Instructions to follow:
Find and copy lines holding "that".
* * * * * * * * *
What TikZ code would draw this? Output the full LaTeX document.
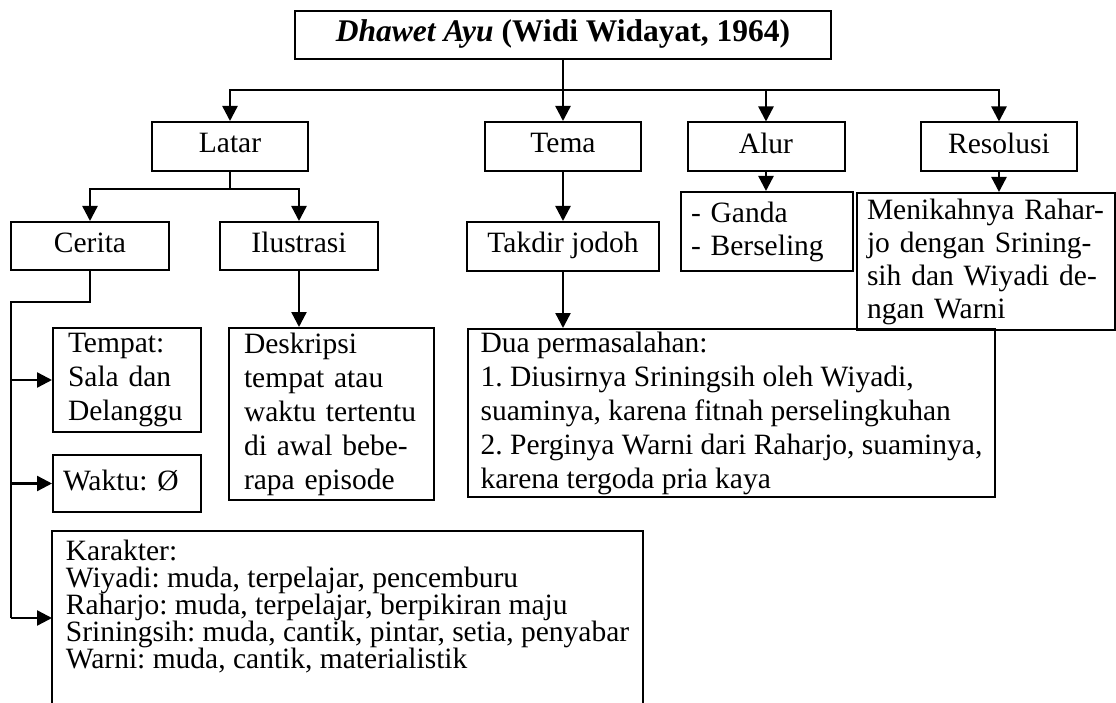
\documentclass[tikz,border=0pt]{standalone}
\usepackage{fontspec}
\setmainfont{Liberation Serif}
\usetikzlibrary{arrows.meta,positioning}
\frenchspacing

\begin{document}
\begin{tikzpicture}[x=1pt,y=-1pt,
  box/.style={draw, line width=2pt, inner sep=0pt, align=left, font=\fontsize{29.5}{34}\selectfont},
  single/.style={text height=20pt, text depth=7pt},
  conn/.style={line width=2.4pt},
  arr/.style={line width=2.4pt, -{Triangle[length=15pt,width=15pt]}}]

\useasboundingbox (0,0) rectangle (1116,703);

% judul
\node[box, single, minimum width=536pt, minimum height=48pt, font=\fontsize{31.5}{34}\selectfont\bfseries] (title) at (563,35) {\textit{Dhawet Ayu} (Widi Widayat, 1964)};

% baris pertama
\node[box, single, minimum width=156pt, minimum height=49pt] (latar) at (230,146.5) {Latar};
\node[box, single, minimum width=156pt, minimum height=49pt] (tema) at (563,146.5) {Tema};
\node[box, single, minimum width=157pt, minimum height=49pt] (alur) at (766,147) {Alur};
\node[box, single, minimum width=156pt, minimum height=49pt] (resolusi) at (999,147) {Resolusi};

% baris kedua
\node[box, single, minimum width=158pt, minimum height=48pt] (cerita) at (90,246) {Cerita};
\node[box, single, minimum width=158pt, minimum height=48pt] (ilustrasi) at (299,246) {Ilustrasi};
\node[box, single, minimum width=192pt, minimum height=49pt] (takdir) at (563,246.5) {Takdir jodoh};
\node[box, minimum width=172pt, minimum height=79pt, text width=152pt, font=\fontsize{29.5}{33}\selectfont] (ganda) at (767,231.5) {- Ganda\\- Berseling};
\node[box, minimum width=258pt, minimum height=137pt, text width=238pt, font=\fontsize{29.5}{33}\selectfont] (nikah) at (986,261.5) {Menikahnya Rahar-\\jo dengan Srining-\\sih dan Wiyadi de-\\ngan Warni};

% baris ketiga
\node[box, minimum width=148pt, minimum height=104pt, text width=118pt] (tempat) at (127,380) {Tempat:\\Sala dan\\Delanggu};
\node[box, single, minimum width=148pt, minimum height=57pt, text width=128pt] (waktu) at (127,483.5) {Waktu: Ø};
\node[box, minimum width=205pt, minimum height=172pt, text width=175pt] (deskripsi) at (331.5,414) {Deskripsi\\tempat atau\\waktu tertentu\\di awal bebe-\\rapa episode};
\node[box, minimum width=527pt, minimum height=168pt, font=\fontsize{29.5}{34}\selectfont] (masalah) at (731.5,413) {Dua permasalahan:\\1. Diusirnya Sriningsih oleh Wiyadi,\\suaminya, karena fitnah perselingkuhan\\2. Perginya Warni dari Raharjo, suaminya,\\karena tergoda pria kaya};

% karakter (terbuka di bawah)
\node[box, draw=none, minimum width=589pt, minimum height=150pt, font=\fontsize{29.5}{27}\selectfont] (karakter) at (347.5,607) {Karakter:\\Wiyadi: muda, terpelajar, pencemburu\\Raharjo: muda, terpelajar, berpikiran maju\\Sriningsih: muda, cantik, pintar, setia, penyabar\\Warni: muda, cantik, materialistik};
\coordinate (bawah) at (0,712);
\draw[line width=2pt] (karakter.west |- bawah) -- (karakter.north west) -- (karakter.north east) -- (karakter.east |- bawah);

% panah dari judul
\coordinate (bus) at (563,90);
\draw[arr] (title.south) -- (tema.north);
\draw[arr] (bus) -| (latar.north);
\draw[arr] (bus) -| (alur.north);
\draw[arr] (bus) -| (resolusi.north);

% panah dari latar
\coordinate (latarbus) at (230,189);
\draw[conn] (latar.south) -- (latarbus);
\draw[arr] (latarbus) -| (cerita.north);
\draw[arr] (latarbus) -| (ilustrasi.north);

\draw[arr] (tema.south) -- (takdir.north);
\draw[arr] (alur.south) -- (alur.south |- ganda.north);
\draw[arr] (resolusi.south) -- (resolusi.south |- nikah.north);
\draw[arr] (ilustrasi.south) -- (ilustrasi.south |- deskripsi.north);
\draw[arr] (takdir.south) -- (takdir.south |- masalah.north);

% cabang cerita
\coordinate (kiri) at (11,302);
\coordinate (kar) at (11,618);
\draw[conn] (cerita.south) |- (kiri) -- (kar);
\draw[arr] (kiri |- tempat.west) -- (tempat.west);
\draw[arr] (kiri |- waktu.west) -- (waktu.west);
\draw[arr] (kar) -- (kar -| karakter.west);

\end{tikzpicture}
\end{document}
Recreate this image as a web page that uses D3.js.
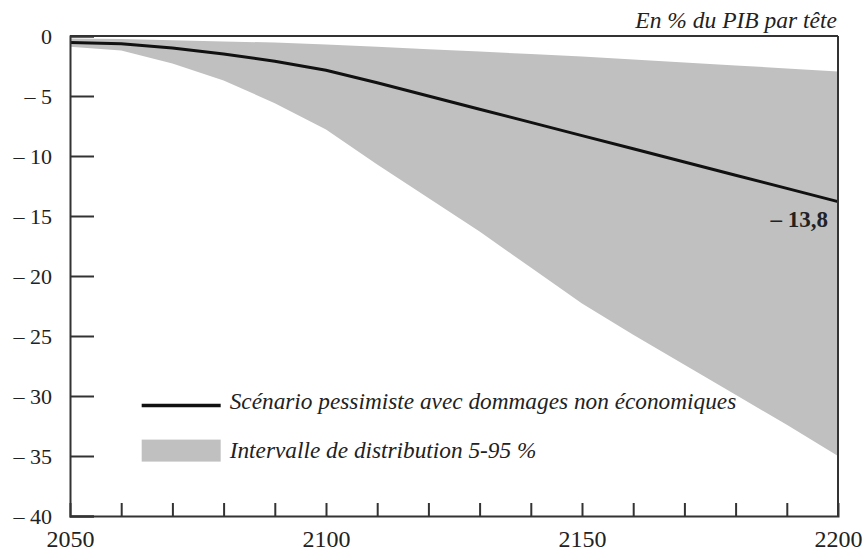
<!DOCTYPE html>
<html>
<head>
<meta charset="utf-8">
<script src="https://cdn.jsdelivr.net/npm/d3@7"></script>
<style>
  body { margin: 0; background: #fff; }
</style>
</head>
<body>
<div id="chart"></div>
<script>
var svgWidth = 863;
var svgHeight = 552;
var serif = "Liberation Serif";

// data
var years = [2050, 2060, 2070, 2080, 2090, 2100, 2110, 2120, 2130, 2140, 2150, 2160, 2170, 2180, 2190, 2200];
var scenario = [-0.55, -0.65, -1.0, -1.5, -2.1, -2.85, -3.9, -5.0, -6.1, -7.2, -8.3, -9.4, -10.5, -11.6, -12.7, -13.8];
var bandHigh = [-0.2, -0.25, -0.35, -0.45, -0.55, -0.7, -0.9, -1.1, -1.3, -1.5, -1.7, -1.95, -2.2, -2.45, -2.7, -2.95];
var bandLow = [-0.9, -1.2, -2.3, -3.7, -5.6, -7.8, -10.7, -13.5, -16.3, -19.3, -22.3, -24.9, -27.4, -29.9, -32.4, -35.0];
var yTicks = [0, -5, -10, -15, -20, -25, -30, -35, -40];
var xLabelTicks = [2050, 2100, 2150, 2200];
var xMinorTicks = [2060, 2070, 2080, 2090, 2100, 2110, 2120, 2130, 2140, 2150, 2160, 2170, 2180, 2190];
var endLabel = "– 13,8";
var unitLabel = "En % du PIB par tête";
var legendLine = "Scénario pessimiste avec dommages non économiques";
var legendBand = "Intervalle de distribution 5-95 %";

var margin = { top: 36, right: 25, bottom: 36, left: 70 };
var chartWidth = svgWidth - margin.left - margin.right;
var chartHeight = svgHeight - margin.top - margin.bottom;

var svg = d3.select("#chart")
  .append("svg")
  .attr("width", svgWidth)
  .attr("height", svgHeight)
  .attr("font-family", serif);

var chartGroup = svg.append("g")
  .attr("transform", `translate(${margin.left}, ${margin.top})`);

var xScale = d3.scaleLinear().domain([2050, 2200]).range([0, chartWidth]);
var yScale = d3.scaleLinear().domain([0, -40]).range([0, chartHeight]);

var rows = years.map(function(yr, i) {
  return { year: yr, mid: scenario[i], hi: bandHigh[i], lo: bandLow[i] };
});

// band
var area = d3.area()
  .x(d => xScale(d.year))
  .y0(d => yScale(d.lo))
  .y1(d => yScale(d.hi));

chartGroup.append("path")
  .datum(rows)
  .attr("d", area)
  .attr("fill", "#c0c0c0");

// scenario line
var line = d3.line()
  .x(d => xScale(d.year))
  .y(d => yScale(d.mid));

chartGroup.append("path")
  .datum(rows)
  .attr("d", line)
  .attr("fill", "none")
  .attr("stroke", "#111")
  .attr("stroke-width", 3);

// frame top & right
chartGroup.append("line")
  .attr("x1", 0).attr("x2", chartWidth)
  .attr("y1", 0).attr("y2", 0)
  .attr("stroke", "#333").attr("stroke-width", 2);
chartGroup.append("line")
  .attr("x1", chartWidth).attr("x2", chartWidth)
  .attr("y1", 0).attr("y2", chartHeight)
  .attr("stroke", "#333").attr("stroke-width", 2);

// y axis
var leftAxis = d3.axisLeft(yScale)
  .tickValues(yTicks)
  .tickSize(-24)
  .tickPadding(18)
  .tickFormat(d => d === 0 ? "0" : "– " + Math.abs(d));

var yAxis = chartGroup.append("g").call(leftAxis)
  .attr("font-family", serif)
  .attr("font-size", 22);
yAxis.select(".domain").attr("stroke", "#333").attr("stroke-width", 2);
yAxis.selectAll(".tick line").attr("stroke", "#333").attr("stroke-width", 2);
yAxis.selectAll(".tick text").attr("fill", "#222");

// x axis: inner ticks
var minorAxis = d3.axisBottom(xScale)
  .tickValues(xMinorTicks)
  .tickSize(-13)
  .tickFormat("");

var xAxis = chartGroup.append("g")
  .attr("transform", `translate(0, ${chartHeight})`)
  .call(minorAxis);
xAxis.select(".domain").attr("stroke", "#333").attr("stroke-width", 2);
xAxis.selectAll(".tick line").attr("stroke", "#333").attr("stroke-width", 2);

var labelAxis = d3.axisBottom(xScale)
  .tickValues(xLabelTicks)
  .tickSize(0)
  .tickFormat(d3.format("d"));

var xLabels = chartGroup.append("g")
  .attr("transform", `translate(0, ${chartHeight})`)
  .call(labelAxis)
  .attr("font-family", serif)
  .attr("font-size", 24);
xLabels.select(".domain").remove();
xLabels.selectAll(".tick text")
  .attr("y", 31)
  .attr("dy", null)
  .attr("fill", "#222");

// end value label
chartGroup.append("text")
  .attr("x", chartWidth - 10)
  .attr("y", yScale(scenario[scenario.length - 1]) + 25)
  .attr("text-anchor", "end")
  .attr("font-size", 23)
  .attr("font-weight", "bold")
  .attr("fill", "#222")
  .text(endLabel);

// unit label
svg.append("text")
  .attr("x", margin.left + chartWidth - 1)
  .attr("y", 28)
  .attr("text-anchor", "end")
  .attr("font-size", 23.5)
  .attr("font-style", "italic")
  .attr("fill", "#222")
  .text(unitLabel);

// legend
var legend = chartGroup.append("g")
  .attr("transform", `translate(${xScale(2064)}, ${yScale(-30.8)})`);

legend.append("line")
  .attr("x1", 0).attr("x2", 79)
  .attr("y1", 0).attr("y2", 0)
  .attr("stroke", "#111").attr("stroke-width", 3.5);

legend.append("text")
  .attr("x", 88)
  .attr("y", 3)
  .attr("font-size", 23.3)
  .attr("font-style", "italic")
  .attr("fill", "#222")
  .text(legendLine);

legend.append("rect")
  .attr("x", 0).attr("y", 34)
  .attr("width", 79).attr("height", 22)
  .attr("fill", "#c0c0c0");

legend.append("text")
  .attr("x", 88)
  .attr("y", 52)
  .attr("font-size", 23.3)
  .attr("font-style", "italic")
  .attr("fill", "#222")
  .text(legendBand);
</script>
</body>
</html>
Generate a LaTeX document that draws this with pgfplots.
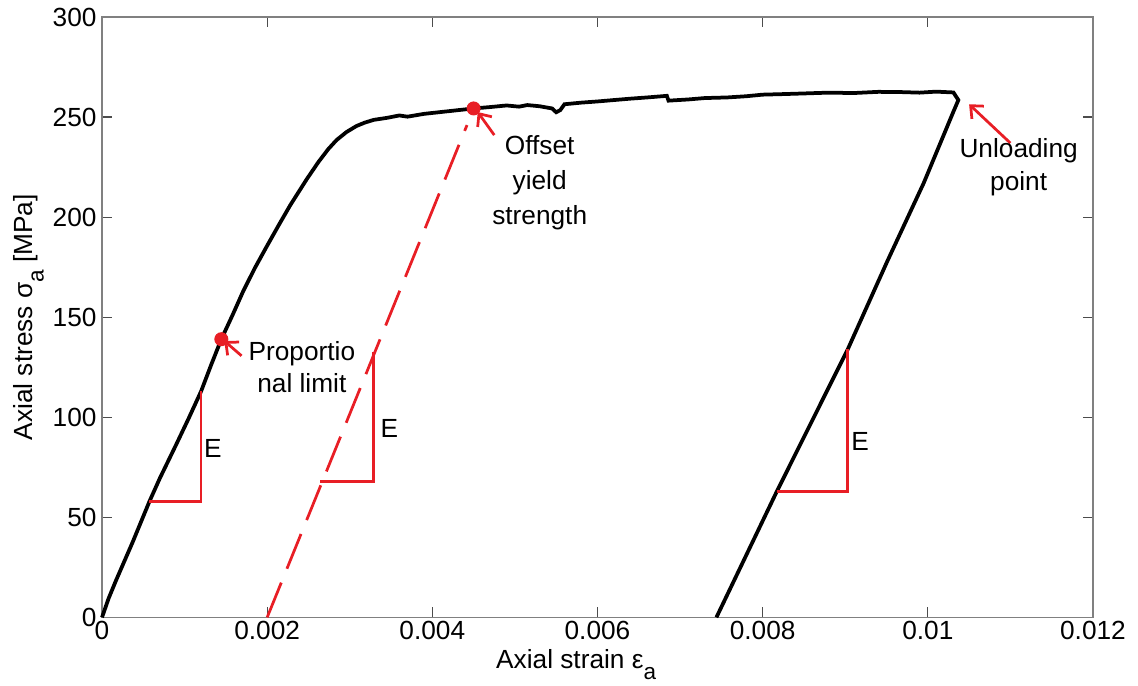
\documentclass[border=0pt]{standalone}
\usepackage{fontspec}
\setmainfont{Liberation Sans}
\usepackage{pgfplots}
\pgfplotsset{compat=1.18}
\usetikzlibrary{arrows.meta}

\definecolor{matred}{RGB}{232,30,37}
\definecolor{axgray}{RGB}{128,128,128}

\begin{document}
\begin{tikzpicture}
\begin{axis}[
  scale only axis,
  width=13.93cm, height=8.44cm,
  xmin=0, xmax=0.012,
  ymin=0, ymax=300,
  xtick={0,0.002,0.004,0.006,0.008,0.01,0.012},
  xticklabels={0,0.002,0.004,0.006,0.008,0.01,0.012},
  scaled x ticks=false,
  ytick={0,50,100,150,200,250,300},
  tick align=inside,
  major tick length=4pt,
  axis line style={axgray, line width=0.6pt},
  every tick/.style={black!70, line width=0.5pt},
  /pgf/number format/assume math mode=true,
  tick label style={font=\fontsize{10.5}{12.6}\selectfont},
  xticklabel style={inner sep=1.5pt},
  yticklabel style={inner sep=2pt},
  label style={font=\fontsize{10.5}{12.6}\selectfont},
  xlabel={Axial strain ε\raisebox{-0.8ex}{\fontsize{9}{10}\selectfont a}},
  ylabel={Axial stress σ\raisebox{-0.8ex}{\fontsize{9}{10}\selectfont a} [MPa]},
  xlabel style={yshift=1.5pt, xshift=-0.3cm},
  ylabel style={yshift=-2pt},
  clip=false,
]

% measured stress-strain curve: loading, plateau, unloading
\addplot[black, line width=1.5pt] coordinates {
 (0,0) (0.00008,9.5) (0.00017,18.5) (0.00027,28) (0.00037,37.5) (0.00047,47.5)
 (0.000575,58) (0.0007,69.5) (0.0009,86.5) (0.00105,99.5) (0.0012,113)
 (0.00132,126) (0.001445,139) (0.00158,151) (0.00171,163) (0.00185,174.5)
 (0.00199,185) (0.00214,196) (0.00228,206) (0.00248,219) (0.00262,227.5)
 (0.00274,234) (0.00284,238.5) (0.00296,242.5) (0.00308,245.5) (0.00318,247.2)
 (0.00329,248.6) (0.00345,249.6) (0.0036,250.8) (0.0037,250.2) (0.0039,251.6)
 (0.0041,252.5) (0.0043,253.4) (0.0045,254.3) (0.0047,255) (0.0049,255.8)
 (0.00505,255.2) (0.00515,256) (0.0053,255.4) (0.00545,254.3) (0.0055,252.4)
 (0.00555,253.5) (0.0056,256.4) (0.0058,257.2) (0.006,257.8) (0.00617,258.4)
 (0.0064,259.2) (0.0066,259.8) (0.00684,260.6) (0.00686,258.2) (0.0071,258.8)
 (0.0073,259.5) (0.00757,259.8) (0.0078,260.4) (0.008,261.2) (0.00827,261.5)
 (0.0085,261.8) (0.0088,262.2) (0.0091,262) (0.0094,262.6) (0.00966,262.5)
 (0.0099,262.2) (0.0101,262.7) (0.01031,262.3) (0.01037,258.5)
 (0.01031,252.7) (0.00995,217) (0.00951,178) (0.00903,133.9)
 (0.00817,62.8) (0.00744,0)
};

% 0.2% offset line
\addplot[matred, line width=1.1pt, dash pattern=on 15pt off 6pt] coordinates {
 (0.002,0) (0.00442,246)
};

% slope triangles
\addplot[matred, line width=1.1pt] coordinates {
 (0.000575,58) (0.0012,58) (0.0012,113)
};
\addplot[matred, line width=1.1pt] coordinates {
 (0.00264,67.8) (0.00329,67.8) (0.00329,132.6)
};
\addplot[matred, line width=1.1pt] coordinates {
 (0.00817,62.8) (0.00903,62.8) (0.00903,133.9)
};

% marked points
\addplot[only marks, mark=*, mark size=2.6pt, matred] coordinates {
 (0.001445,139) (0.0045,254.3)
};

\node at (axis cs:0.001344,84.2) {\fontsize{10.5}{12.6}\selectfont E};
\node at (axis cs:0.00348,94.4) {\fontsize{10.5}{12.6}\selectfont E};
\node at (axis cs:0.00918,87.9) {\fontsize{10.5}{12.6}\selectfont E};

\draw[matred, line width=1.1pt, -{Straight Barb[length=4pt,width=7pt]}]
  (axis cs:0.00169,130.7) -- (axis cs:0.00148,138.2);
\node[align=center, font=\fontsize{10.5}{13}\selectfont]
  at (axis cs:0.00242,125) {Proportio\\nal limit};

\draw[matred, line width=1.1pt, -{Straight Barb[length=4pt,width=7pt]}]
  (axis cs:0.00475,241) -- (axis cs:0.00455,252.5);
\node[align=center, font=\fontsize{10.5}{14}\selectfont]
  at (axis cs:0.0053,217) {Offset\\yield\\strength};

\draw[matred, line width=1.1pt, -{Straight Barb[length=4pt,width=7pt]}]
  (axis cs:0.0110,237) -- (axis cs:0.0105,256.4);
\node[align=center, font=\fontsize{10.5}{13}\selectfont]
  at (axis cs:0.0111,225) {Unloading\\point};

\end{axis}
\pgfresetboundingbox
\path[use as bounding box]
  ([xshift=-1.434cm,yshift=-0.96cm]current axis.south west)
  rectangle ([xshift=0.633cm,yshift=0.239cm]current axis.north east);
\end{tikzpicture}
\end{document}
* * * * * * * * *
Output:
Recreate this image as a web page that uses D3.js.
Generate a LaTeX document that draws this with pgfplots.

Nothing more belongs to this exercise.